Broß fügte hinzu, warum das Verfassungsgericht kein Urteil fällen wolle, solange die Diskussion in der EU nicht abgeschlossen sei: "Eine Entscheidung zum gegenwärtigen Zeitpunkt könnte das Bundesverfassungsgericht in die Rolle eines Mitgestalters des europäischen Verfassungsprozesses führen, die mit seiner Funktion als Träger der Letztentscheidungskompetenz unvereinbar ist."

Damit ist der Ratifizierungsprozeß in Deutschland bis auf weiteres unterbrochen. Der Verfassungsvertrag liegt genauso auf Eis wie in Dänemark, Großbritannien, Irland, Polen, Portugal, Schweden und in der Tschechischen Republik.

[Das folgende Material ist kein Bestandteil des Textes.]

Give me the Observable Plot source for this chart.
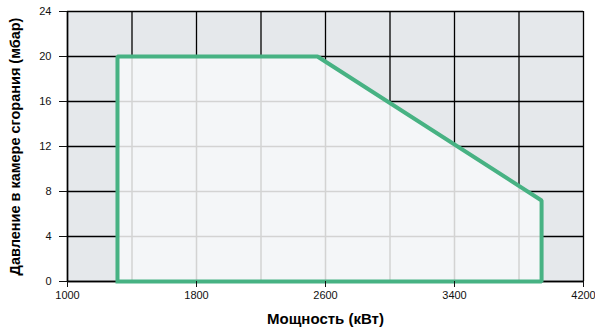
<!DOCTYPE html>
<html><head><meta charset="utf-8">
<script src="https://cdn.jsdelivr.net/npm/d3@7"></script>
<script src="https://cdn.jsdelivr.net/npm/@observablehq/plot@0.6"></script>
<style>
body{margin:0;background:#fff;}
#chart svg{display:block;}
</style>
</head><body><div id="chart"></div>
<script>
// Data
const powerKW = [1310, 1310, 2550, 3940, 3940];
const pressureMbar = [0, 20, 20, 7.2, 0];
const xTicks = [1000, 1800, 2600, 3400, 4200];
const yTicks = [0, 4, 8, 12, 16, 20, 24];
const xGrid = [1000, 1400, 1800, 2200, 2600, 3000, 3400, 3800, 4200];
const yGrid = [0, 4, 8, 12, 16, 20, 24];

const poly = powerKW.map((x, i) => ({x, y: pressureMbar[i]}));
const closed = poly.concat([poly[0]]);
const upper = poly.slice(1, 4); // upper boundary
const upperAt = x => {
  for (let i = 0; i < upper.length - 1; i++) {
    const a = upper[i], b = upper[i + 1];
    if (x >= a.x && x <= b.x) return a.y + (b.y - a.y) * (x - a.x) / (b.x - a.x);
  }
  return null;
};
const rightAt = y => {
  for (let i = 0; i < upper.length - 1; i++) {
    const a = upper[i], b = upper[i + 1];
    if (y <= Math.max(a.y, b.y) && y >= Math.min(a.y, b.y) && a.y !== b.y)
      return a.x + (b.x - a.x) * (y - a.y) / (b.y - a.y);
  }
  return upper[upper.length - 1].x;
};
const xMin = powerKW[0], xMax = powerKW[powerKW.length - 1];
const lastY = upper[upper.length - 1].y;
const innerV = xGrid.filter(x => x > xMin && x < xMax).map(x => ({x, y2: upperAt(x)}));
const innerH = yGrid.filter(y => y > 0 && y < upper[0].y).map(y => ({y, x1: xMin, x2: y <= lastY ? xMax : rightAt(y)}));

const chart = Plot.plot({
  width: 595, height: 333,
  marginLeft: 67, marginRight: 12, marginTop: 11, marginBottom: 52,
  style: {fontFamily: "Liberation Sans, Arial, sans-serif", fontSize: "11px", color: "#111", background: "#fff"},
  x: {domain: [1000, 4200], label: null},
  y: {domain: [0, 24], label: null},
  marks: [
    Plot.frame({fill: "#e5e8eb", stroke: null}),
    Plot.ruleX(xGrid, {stroke: "#000", strokeWidth: 1.3}),
    Plot.ruleY(yGrid, {stroke: "#000", strokeWidth: 1.3}),
    Plot.areaY(upper, {x: "x", y1: 0, y2: "y", fill: "#f4f6f8", curve: "linear"}),
    Plot.ruleX(innerV, {x: "x", y1: 0, y2: "y2", stroke: "#d3d3d3", strokeWidth: 1.5}),
    Plot.ruleY(innerH, {y: "y", x1: "x1", x2: "x2", stroke: "#d3d3d3", strokeWidth: 1.5}),
    Plot.ruleX([1000], {stroke: "#000", strokeWidth: 1.5}),
    Plot.ruleY([0], {stroke: "#000", strokeWidth: 1.5}),
    Plot.line(closed, {x: "x", y: "y", stroke: "#47b283", strokeWidth: 4, strokeLinejoin: "miter", strokeLinecap: "square"}),
    Plot.axisX({ticks: xTicks, tickSize: 6, tickPadding: 4, tickFormat: d => String(d), label: null}),
    Plot.axisY({ticks: yTicks, tickSize: 8, tickPadding: 8, label: null}),
    Plot.text(["Мощность (кВт)"], {frameAnchor: "bottom", dy: 42, fontSize: 15, fontWeight: "bold", fill: "#000"}),
    Plot.text(["Давление в камере сгорания (мбар)"], {frameAnchor: "left", dx: -52, rotate: -90, textAnchor: "middle", fontSize: 14.5, fontWeight: "bold", fill: "#000"})
  ]
});
document.getElementById("chart").appendChild(chart);
</script>
</body></html>
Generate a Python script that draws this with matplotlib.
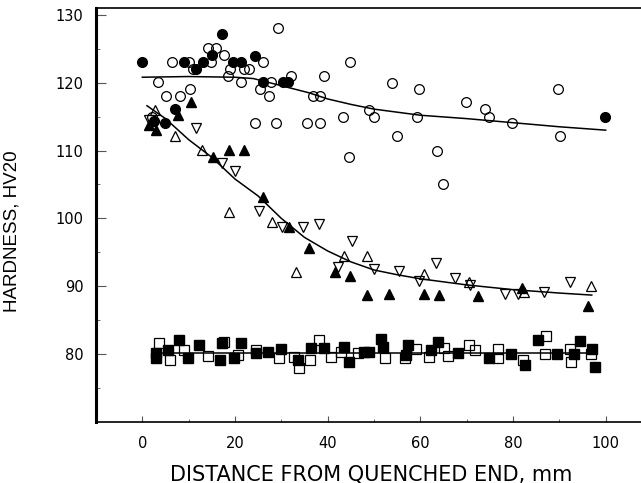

Für die Bundeskanzlerin Merkel mag das peinlich sein, weil Deutschland im kommenden Jahr die EU-Ratspräsidentschaft übernimmt und Angela Merkel dies nutzen wollte, um die säumigen Ratifizierer auf Trab zu bringen. Das muß sie sich nun aus dem Kopf schlagen. Peter Gauweiler begrüßte die Aussetzung seiner Verfassungsbeschwerde: "Ein guter Tag für alle, die diesem juristischen Monstrum mit großer Skepsis begegnet sind." Mit dem Ratifizierungsstopp in Deutschland sei der EU-Verfassungsvertrag "endgültig gescheitert".

Der Europasprecher der SPD-Bundestagsfraktion Michael Roth widersprach: Die Suspendierung des Verfahrens beim Bundesverfassungsgericht stelle "keineswegs eine Entscheidung über die Zukunft des EU-Verfassungsvertrages dar". Gauweilers Interpretation sei "eine bewußte Verzerrung der Aussage des Gerichts".

Die CDU-Fraktion sorgte für einen Eklat, als sie eine Veranstaltung des "Parlamentarischen Forums Europas Verfassung" , bei der Peter Gauweiler und Oskar Lafontaine (Die Linke) über die EU-Verfassung diskutieren sollten, kurz vorher absagte, da sie "gegen die Ziele des Forum gerichtet" sei.

Der Abgeordnete Dieter Dehm von der Fraktion "Die Linke" hingegen freut sich über die Suspendierungsentscheidung: "Damit hat auch das höchste deutsche Gericht deutlich aufgezeigt, daß der Versuch gescheitert ist, den Verfassungsvertrag gegen die Bürgerinnen und Bürger durchzupeitschen."

Die Freude sollte aber niemanden zur Untätigkeit verleiten. Denn solange als oberstes Gesetz in der EU der Maastrichter Vertrag gilt, ist das schon Katastrophe genug. Die Blockierung der EU-Verfassung in Deutschland sollte aber Ansporn sein, politisch noch entschiedener gegen das Maastrichter "Euro-System" vorzugehen.